The telephone started ringing the Friday before Hurricane Katrina blew into the Gulf Coast and hasn't stopped since.
Kevin Taylor answered and found his mother, Elaine, on the other end of the line. Things looked bad for New Orleans, she said, and she asked if she could ride out the storm at his place. Then his aunt Cleo called, wanting to do the same with her children. After that, his cousin Adrielyn called, asking to bring her six kids. Within a week, 45 people were hunkered down in Kevin and Roxanne Taylor's small three-bedroom house.
"It was a lot," said Kevin Taylor, 39, who works as a crane operator.
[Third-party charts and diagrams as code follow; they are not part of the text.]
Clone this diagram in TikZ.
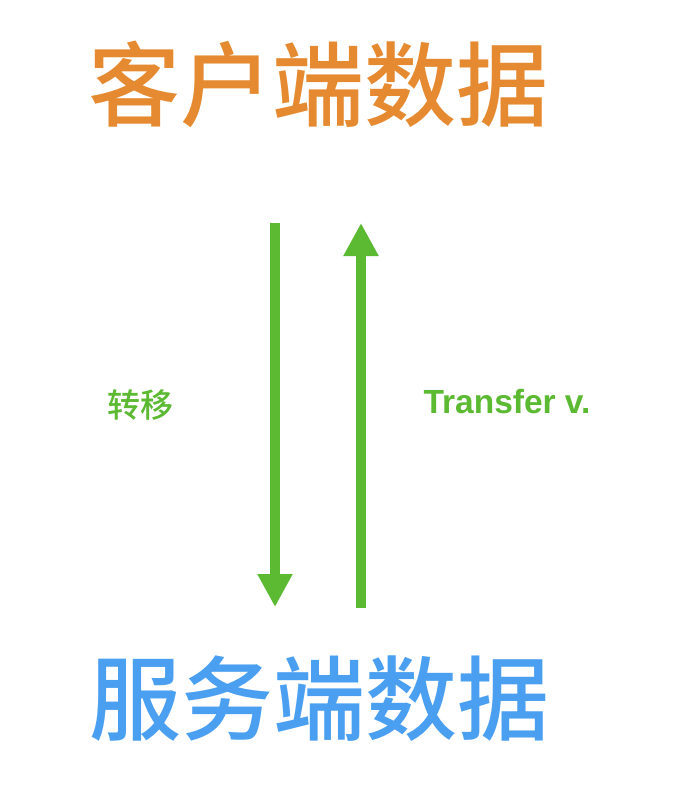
\documentclass[tikz,border=0pt]{standalone}
\usepackage{fontspec}
\setmainfont{Liberation Sans}
\newfontfamily\cjk{Noto Sans CJK SC}[BoldFont=* Medium]
\usetikzlibrary{arrows.meta}
\definecolor{titleorange}{RGB}{229,138,48}
\definecolor{titleblue}{RGB}{74,159,240}
\definecolor{flowgreen}{RGB}{91,185,50}
\tikzset{
  bigtitle/.style={font=\cjk\bfseries\fontsize{92}{92}\selectfont, inner sep=0pt},
  sidelabel/.style={text=flowgreen, inner sep=0pt},
  flow/.style={draw=flowgreen, line width=9.5pt, -{Triangle[width=33pt,length=33pt]}}
}
\begin{document}
\begin{tikzpicture}[x=1pt,y=-1pt]
\useasboundingbox (0,0) rectangle (676,786);

\node[bigtitle, text=titleorange] (client) at (318,84) {客户端数据};
\node[bigtitle, text=titleblue] (server) at (319,699) {服务端数据};

\coordinate (downtop) at (275,223);
\coordinate (downend) at (275,607);
\coordinate (upbottom) at (361,608);
\coordinate (uptop) at (361,223);

\draw[flow] (downtop) -- (downend);
\draw[flow] (upbottom) -- (uptop);

\node[sidelabel, font=\cjk\bfseries\fontsize{33}{33}\selectfont] (zh) at (140,405) {转移};
\node[sidelabel, font=\bfseries\fontsize{33.5}{33.5}\selectfont] (en) at (507,402) {Transfer v.};
\end{tikzpicture}
\end{document}
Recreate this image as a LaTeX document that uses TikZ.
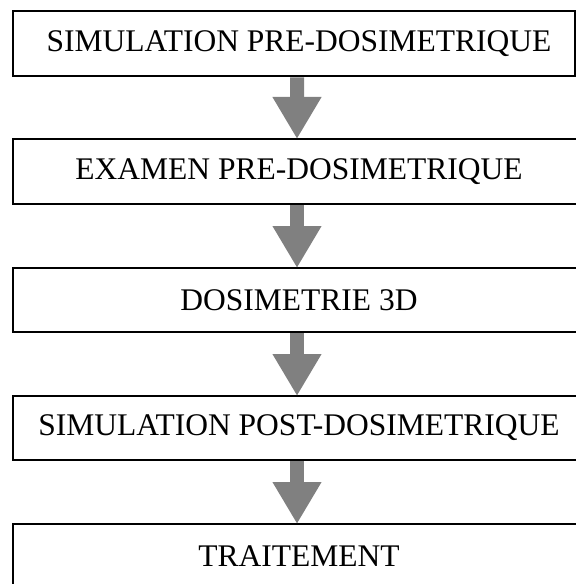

The Taylors' relatives are among the 220,000 evacuees living in and around East Baton Rouge Parish. Many of them are living with their extended families. Air mattresses and sleeping bags are jammed into kitchens, living rooms, hallways and bedrooms. Air conditioners are straining to keep pace with the 95-degree bayou heat, and water is running constantly from showers, washing machines and flushed toilets.
Families throughout the Gulf Coast region have been crucial in helping to relieve some the burden of housing evacuees from the Red Cross and church shelters, but now many are buckling under the weight of their good deeds.
Some families -- many of whom had little to begin with -- are hosting as many as 50 relatives and beginning to feel the financial strain, relief workers said. Those strains were only made worse in recent days, as Hurricane Rita added more water to already-soaked New Orleans, meaning it will take even longer for the city to be drained.
At first, the Taylor family sang together and watched movies on the DVD player. But then, days became weeks with no end in sight. "Tempers flare. Some people start cracking jokes. At a time like this, joking's sometimes good, sometimes not," said Cleo Taylor, 46.
There is more trouble on the horizon as some of the first utility bills since Katrina are coming. The bill for electricity and water, due in early October, is likely to be in the thousands. "Gonna be high," Kevin Taylor said.
"We're going to get help from family, maybe. But I'm going to try and do it myself," he said. "They've got enough on their minds right now." The homes of his mother, aunt and cousin were underwater.
"I've been calling everywhere -- Red Cross, FEMA" in search of financial help with the light bill, Roxanne Taylor said. "They say, 'You're doing this out of the kindness of your heart. There is no help for that.' " A spokesman for the local electric company, Entergy, said the company does not know whether energy use in the Baton Rouge area has spiked since Katrina. But spokesman Morgan Stewart said: "We will certainly work with customers. We want them to share their situations with us."
Stewart said the state is issuing money toward that end to relief agencies, through the federal Low Income Home Energy Assistance Program. He said the Bush administration recently allocated $25 million for storm victims.
Barbara Walker, 47, of New Orleans sat in the lobby of Catholic Community Services of Baton Rouge waiting for her number to be called.
Hundreds surrounded her as she sought financial relief for her brother, Earl Peters, 50, and his wife, Clemontine, 59. The couple put up 35 relatives and friends during Katrina at their three-bedroom house in Baker, outside Baton Rouge.
Peters, who drives a sweeper at a warehouse, said he felt an obligation to house his family members, one of whom was rescued from her roof in New Orleans, and another, Rhonda Southall, who was rushed to the hospital after a seizure.
"I had to do my best to try to house them," he said. He opened a toolshed for the boys to sleep in. The girls were kept close to the two bathrooms.
When the storm subsided and the power was out, Peters said, he thought his family members would be there for a few days. It's been more than three weeks.
They all knew the utility costs for laundering clothes and washing dishes, among other things, would be overwhelming. "That's why we're here today, to help them with their bill," Walker said.
At the end of her wait, there was bad news. "They say they're giving assistance to anybody who shelters family, but they have to come in person," she said.
Roxanne Taylor saw several children off to school, then rubbed her tired eyes.
"We thought it would be three days or something," Roxanne said. "We never thought it would be this long. But it's okay."
"Don't lie," aunt Cleo said.
"We don't mind," Roxanne insisted. "We wanted them to be safe. And we were ready. But we had a little extra people than we thought. Whew, we had extra."